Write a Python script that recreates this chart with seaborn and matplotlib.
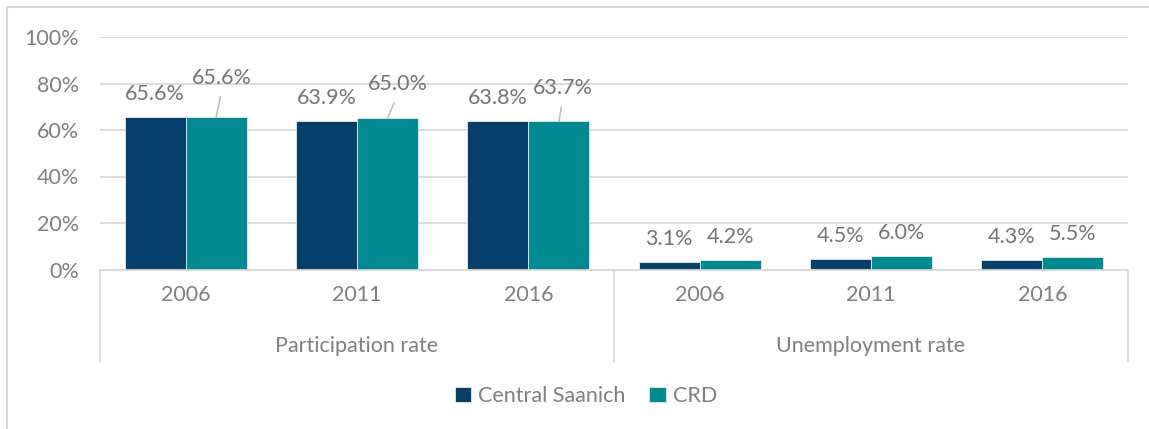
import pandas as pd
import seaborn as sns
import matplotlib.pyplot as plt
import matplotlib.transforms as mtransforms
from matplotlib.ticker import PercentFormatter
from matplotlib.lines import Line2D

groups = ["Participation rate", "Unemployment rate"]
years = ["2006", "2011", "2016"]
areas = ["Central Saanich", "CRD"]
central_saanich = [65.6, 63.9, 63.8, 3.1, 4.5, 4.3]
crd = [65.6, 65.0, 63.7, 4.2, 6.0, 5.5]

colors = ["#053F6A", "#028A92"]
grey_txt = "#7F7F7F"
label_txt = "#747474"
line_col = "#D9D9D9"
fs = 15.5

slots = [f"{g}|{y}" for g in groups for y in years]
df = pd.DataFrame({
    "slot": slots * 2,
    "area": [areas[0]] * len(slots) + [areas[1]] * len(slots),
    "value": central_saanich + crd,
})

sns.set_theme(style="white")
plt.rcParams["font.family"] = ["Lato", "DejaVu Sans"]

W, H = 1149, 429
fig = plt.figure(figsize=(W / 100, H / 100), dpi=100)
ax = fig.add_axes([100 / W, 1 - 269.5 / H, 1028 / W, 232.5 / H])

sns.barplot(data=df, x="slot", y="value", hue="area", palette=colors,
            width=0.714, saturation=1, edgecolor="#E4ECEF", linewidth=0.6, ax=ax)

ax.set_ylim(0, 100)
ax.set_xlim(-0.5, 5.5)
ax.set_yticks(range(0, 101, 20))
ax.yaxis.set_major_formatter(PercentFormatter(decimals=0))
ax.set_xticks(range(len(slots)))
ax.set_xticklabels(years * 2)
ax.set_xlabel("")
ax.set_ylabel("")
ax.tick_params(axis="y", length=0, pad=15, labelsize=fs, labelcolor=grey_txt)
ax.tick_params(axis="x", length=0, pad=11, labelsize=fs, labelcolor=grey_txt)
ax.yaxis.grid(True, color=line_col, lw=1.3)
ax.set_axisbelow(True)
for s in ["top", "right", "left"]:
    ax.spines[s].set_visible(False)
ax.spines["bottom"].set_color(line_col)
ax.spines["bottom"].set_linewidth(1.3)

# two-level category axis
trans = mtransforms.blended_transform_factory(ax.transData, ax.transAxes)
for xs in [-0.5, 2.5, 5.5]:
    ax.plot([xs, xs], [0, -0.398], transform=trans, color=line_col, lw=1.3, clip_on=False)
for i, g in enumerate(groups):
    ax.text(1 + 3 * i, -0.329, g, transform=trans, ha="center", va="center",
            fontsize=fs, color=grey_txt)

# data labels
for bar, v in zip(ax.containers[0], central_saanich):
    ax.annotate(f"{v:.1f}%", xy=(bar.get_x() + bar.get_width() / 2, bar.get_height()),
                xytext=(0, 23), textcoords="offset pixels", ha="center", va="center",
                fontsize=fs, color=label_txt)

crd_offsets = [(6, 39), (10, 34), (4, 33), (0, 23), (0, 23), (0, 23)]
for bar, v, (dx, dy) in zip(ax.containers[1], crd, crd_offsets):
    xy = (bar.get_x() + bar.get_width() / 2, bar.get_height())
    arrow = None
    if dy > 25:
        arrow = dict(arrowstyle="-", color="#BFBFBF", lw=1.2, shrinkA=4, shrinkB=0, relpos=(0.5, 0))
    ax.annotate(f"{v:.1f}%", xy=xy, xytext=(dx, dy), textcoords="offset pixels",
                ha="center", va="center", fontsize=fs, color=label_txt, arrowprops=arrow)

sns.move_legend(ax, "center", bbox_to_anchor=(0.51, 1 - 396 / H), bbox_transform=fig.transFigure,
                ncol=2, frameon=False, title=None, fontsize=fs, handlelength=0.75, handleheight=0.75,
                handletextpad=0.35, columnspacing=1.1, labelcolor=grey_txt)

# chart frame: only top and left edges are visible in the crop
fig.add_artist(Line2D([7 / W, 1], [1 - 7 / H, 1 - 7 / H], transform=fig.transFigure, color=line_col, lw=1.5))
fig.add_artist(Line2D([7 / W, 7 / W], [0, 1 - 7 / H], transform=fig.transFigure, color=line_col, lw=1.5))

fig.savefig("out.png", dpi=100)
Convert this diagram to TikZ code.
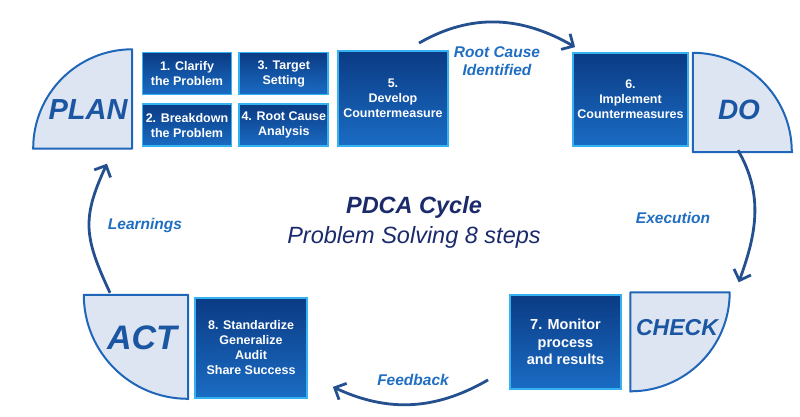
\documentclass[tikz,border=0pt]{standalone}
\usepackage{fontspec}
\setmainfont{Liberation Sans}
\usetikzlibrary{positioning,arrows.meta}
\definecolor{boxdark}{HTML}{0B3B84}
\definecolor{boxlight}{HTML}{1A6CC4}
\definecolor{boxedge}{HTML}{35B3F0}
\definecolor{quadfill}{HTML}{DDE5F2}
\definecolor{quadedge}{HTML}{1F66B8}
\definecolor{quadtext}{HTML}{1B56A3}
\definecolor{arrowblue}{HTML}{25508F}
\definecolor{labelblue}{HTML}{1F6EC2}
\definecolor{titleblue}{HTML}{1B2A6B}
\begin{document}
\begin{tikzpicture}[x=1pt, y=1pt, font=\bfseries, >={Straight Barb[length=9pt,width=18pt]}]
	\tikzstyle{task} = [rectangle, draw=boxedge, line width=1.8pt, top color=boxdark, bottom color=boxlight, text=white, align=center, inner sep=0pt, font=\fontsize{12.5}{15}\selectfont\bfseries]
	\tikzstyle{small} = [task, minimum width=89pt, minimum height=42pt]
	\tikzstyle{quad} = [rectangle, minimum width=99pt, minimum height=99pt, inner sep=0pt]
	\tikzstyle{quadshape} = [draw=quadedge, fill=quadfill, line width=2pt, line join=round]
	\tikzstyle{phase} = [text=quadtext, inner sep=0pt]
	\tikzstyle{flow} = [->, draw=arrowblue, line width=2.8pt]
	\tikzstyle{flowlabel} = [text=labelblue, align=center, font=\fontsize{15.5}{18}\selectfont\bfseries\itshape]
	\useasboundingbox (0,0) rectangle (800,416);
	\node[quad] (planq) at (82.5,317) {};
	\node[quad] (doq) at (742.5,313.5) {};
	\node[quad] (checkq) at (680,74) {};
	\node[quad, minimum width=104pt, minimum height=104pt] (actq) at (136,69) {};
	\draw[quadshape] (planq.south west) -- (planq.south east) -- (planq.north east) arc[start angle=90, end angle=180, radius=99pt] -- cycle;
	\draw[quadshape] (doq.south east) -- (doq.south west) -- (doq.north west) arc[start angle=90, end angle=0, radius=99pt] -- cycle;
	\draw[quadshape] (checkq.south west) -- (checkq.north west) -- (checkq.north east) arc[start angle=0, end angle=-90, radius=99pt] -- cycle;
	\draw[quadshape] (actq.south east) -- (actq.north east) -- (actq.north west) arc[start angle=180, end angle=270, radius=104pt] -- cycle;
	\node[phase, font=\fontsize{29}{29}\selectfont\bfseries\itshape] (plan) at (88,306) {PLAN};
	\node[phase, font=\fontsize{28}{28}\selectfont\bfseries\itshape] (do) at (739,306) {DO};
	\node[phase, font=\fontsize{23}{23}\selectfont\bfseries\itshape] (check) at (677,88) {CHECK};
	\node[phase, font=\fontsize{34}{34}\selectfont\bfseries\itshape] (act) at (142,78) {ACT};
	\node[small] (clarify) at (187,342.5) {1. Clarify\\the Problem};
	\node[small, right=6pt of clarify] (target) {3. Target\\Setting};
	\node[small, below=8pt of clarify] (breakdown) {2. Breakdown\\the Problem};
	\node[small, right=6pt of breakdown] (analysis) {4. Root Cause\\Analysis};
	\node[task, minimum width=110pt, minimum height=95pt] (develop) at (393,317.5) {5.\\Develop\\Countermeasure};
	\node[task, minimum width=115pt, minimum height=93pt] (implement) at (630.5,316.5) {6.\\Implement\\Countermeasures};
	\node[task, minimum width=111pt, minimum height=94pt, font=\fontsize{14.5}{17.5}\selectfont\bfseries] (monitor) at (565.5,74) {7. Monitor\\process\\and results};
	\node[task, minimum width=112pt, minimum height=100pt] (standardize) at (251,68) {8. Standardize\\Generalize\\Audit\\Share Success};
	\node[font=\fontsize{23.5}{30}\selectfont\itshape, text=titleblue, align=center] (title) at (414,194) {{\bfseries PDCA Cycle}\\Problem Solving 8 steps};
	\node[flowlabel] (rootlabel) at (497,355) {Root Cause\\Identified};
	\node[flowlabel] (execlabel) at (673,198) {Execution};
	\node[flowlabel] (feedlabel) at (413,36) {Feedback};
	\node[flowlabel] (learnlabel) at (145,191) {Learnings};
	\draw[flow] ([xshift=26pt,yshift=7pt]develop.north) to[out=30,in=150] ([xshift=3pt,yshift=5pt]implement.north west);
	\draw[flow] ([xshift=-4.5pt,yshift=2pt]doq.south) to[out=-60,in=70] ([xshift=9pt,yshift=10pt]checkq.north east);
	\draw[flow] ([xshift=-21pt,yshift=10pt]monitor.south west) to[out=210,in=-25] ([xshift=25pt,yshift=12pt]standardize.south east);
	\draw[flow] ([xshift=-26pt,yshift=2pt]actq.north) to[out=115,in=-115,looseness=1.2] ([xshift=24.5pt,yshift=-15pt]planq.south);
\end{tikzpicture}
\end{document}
•••••
**Task objective**
Start at the top of the entries and repeat each line exactly, ending at the line that contains "from matplotlib.lines import Line2D". Pictures are not part of the copy.

**Solution**
Write a Python script that recreates this chart with seaborn and matplotlib.
import pandas as pd
import seaborn as sns
import matplotlib.pyplot as plt
import matplotlib.transforms as mtransforms
from matplotlib.ticker import PercentFormatter
from matplotlib.lines import Line2D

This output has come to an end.